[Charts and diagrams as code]
****************
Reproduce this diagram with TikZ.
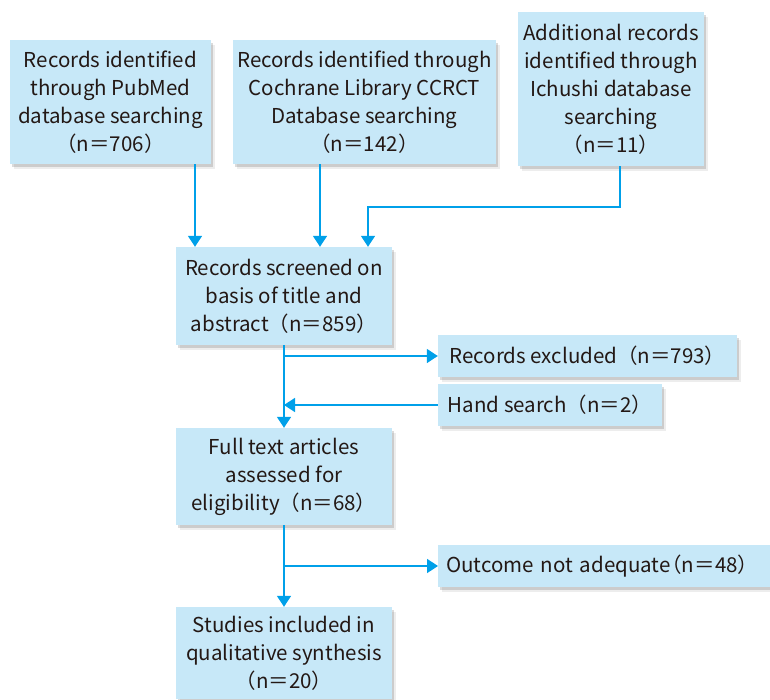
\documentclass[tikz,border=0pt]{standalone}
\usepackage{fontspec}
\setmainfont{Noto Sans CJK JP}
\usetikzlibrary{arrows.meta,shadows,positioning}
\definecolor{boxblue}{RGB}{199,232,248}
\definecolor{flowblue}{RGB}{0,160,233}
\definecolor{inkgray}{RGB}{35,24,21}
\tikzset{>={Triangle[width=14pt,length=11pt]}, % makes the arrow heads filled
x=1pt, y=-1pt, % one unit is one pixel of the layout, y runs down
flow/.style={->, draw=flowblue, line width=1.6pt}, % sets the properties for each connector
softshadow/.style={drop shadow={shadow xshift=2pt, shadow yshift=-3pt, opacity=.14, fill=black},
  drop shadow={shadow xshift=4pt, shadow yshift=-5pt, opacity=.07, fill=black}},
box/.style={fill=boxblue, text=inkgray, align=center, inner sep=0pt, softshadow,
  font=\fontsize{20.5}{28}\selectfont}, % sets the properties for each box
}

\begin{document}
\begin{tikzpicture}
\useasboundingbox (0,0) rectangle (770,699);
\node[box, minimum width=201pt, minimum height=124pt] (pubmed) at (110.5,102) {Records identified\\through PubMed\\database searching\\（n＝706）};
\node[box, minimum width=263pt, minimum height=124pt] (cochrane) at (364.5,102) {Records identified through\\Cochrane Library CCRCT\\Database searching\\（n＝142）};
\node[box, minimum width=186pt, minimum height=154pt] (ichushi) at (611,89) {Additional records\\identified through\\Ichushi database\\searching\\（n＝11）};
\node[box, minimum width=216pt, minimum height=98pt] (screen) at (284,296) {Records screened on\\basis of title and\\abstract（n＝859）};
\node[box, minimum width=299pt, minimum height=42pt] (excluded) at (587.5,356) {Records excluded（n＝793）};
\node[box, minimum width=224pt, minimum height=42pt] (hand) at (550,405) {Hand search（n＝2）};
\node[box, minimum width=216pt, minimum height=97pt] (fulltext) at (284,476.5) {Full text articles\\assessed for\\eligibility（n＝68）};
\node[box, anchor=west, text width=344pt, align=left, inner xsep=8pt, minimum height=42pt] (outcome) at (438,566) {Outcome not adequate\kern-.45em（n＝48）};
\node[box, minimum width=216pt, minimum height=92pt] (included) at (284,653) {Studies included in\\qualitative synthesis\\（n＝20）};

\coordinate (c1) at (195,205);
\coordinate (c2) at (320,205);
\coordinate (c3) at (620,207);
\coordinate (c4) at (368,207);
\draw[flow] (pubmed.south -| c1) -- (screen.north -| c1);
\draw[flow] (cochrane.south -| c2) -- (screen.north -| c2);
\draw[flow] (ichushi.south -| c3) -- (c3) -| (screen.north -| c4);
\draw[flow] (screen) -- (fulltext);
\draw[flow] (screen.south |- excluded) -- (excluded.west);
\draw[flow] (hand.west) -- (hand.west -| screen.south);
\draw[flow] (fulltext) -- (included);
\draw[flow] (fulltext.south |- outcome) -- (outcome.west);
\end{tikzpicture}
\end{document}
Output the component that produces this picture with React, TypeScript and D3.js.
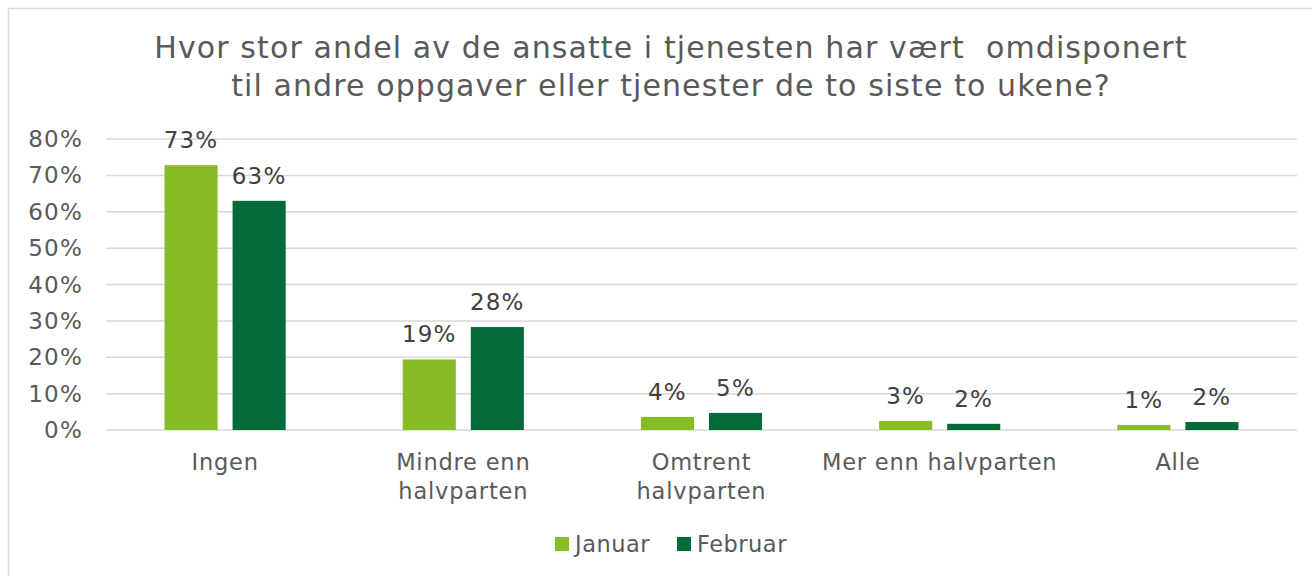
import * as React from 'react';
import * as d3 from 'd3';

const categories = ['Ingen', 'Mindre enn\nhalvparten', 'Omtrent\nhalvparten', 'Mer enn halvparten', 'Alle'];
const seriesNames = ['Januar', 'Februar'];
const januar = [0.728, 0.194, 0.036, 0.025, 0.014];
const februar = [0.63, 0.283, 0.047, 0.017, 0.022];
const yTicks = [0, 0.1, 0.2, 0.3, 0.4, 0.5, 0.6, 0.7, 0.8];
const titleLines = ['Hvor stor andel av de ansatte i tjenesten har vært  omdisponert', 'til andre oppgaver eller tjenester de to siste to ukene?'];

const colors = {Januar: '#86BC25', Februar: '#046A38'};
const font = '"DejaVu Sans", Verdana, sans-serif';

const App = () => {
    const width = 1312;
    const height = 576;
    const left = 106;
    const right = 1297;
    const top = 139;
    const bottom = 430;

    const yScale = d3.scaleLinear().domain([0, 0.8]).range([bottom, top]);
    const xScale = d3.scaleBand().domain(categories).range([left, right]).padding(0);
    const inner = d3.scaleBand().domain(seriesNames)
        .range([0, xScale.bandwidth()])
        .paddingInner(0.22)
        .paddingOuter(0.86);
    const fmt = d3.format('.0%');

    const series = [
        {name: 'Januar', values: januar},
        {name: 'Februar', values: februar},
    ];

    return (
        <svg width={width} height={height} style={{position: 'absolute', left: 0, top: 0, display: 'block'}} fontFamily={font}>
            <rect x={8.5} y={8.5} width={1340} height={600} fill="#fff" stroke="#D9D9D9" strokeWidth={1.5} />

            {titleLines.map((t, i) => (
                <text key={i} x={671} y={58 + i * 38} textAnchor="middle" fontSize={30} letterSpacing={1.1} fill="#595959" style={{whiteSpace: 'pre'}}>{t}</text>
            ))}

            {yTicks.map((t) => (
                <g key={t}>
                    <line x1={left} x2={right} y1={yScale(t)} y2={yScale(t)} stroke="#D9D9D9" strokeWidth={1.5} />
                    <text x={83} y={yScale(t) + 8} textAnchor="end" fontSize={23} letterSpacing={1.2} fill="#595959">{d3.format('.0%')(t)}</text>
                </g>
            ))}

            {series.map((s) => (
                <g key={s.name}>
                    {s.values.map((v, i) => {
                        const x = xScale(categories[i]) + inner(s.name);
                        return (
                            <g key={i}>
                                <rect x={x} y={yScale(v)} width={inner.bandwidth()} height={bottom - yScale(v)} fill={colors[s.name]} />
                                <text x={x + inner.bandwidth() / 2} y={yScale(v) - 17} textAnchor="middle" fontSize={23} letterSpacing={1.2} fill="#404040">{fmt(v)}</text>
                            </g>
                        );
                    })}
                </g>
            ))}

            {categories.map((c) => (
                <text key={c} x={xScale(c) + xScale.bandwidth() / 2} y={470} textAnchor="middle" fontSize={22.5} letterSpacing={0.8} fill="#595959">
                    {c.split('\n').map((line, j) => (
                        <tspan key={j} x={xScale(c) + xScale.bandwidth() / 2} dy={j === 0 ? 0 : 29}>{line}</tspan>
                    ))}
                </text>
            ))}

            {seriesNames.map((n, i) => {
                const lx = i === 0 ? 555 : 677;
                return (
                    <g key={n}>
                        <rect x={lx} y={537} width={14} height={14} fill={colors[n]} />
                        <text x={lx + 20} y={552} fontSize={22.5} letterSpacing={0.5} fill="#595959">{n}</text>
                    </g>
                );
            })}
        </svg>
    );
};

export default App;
****************
WHAT TO DO:
Extract the full listing exactly, with the pictures left out.

OUTPUT FOR THIS EXERCISE:
Reproduce this diagram with TikZ.
\documentclass[tikz,border=0pt]{standalone}
\usepackage{fontspec}
\setmainfont{Noto Sans CJK JP}
\usetikzlibrary{arrows.meta,shadows,positioning}
\definecolor{boxblue}{RGB}{199,232,248}
\definecolor{flowblue}{RGB}{0,160,233}
\definecolor{inkgray}{RGB}{35,24,21}
\tikzset{>={Triangle[width=14pt,length=11pt]}, % makes the arrow heads filled
x=1pt, y=-1pt, % one unit is one pixel of the layout, y runs down
flow/.style={->, draw=flowblue, line width=1.6pt}, % sets the properties for each connector
softshadow/.style={drop shadow={shadow xshift=2pt, shadow yshift=-3pt, opacity=.14, fill=black},
  drop shadow={shadow xshift=4pt, shadow yshift=-5pt, opacity=.07, fill=black}},
box/.style={fill=boxblue, text=inkgray, align=center, inner sep=0pt, softshadow,
  font=\fontsize{20.5}{28}\selectfont}, % sets the properties for each box
}

\begin{document}
\begin{tikzpicture}
\useasboundingbox (0,0) rectangle (770,699);
\node[box, minimum width=201pt, minimum height=124pt] (pubmed) at (110.5,102) {Records identified\\through PubMed\\database searching\\（n＝706）};
\node[box, minimum width=263pt, minimum height=124pt] (cochrane) at (364.5,102) {Records identified through\\Cochrane Library CCRCT\\Database searching\\（n＝142）};
\node[box, minimum width=186pt, minimum height=154pt] (ichushi) at (611,89) {Additional records\\identified through\\Ichushi database\\searching\\（n＝11）};
\node[box, minimum width=216pt, minimum height=98pt] (screen) at (284,296) {Records screened on\\basis of title and\\abstract（n＝859）};
\node[box, minimum width=299pt, minimum height=42pt] (excluded) at (587.5,356) {Records excluded（n＝793）};
\node[box, minimum width=224pt, minimum height=42pt] (hand) at (550,405) {Hand search（n＝2）};
\node[box, minimum width=216pt, minimum height=97pt] (fulltext) at (284,476.5) {Full text articles\\assessed for\\eligibility（n＝68）};
\node[box, anchor=west, text width=344pt, align=left, inner xsep=8pt, minimum height=42pt] (outcome) at (438,566) {Outcome not adequate\kern-.45em（n＝48）};
\node[box, minimum width=216pt, minimum height=92pt] (included) at (284,653) {Studies included in\\qualitative synthesis\\（n＝20）};

\coordinate (c1) at (195,205);
\coordinate (c2) at (320,205);
\coordinate (c3) at (620,207);
\coordinate (c4) at (368,207);
\draw[flow] (pubmed.south -| c1) -- (screen.north -| c1);
\draw[flow] (cochrane.south -| c2) -- (screen.north -| c2);
\draw[flow] (ichushi.south -| c3) -- (c3) -| (screen.north -| c4);
\draw[flow] (screen) -- (fulltext);
\draw[flow] (screen.south |- excluded) -- (excluded.west);
\draw[flow] (hand.west) -- (hand.west -| screen.south);
\draw[flow] (fulltext) -- (included);
\draw[flow] (fulltext.south |- outcome) -- (outcome.west);
\end{tikzpicture}
\end{document}
Output the component that produces this picture with React, TypeScript and D3.js.
import * as React from 'react';
import * as d3 from 'd3';

const categories = ['Ingen', 'Mindre enn\nhalvparten', 'Omtrent\nhalvparten', 'Mer enn halvparten', 'Alle'];
const seriesNames = ['Januar', 'Februar'];
const januar = [0.728, 0.194, 0.036, 0.025, 0.014];
const februar = [0.63, 0.283, 0.047, 0.017, 0.022];
const yTicks = [0, 0.1, 0.2, 0.3, 0.4, 0.5, 0.6, 0.7, 0.8];
const titleLines = ['Hvor stor andel av de ansatte i tjenesten har vært  omdisponert', 'til andre oppgaver eller tjenester de to siste to ukene?'];

const colors = {Januar: '#86BC25', Februar: '#046A38'};
const font = '"DejaVu Sans", Verdana, sans-serif';

const App = () => {
    const width = 1312;
    const height = 576;
    const left = 106;
    const right = 1297;
    const top = 139;
    const bottom = 430;

    const yScale = d3.scaleLinear().domain([0, 0.8]).range([bottom, top]);
    const xScale = d3.scaleBand().domain(categories).range([left, right]).padding(0);
    const inner = d3.scaleBand().domain(seriesNames)
        .range([0, xScale.bandwidth()])
        .paddingInner(0.22)
        .paddingOuter(0.86);
    const fmt = d3.format('.0%');

    const series = [
        {name: 'Januar', values: januar},
        {name: 'Februar', values: februar},
    ];

    return (
        <svg width={width} height={height} style={{position: 'absolute', left: 0, top: 0, display: 'block'}} fontFamily={font}>
            <rect x={8.5} y={8.5} width={1340} height={600} fill="#fff" stroke="#D9D9D9" strokeWidth={1.5} />

            {titleLines.map((t, i) => (
                <text key={i} x={671} y={58 + i * 38} textAnchor="middle" fontSize={30} letterSpacing={1.1} fill="#595959" style={{whiteSpace: 'pre'}}>{t}</text>
            ))}

            {yTicks.map((t) => (
                <g key={t}>
                    <line x1={left} x2={right} y1={yScale(t)} y2={yScale(t)} stroke="#D9D9D9" strokeWidth={1.5} />
                    <text x={83} y={yScale(t) + 8} textAnchor="end" fontSize={23} letterSpacing={1.2} fill="#595959">{d3.format('.0%')(t)}</text>
                </g>
            ))}

            {series.map((s) => (
                <g key={s.name}>
                    {s.values.map((v, i) => {
                        const x = xScale(categories[i]) + inner(s.name);
                        return (
                            <g key={i}>
                                <rect x={x} y={yScale(v)} width={inner.bandwidth()} height={bottom - yScale(v)} fill={colors[s.name]} />
                                <text x={x + inner.bandwidth() / 2} y={yScale(v) - 17} textAnchor="middle" fontSize={23} letterSpacing={1.2} fill="#404040">{fmt(v)}</text>
                            </g>
                        );
                    })}
                </g>
            ))}

            {categories.map((c) => (
                <text key={c} x={xScale(c) + xScale.bandwidth() / 2} y={470} textAnchor="middle" fontSize={22.5} letterSpacing={0.8} fill="#595959">
                    {c.split('\n').map((line, j) => (
                        <tspan key={j} x={xScale(c) + xScale.bandwidth() / 2} dy={j === 0 ? 0 : 29}>{line}</tspan>
                    ))}
                </text>
            ))}

            {seriesNames.map((n, i) => {
                const lx = i === 0 ? 555 : 677;
                return (
                    <g key={n}>
                        <rect x={lx} y={537} width={14} height={14} fill={colors[n]} />
                        <text x={lx + 20} y={552} fontSize={22.5} letterSpacing={0.5} fill="#595959">{n}</text>
                    </g>
                );
            })}
        </svg>
    );
};

export default App;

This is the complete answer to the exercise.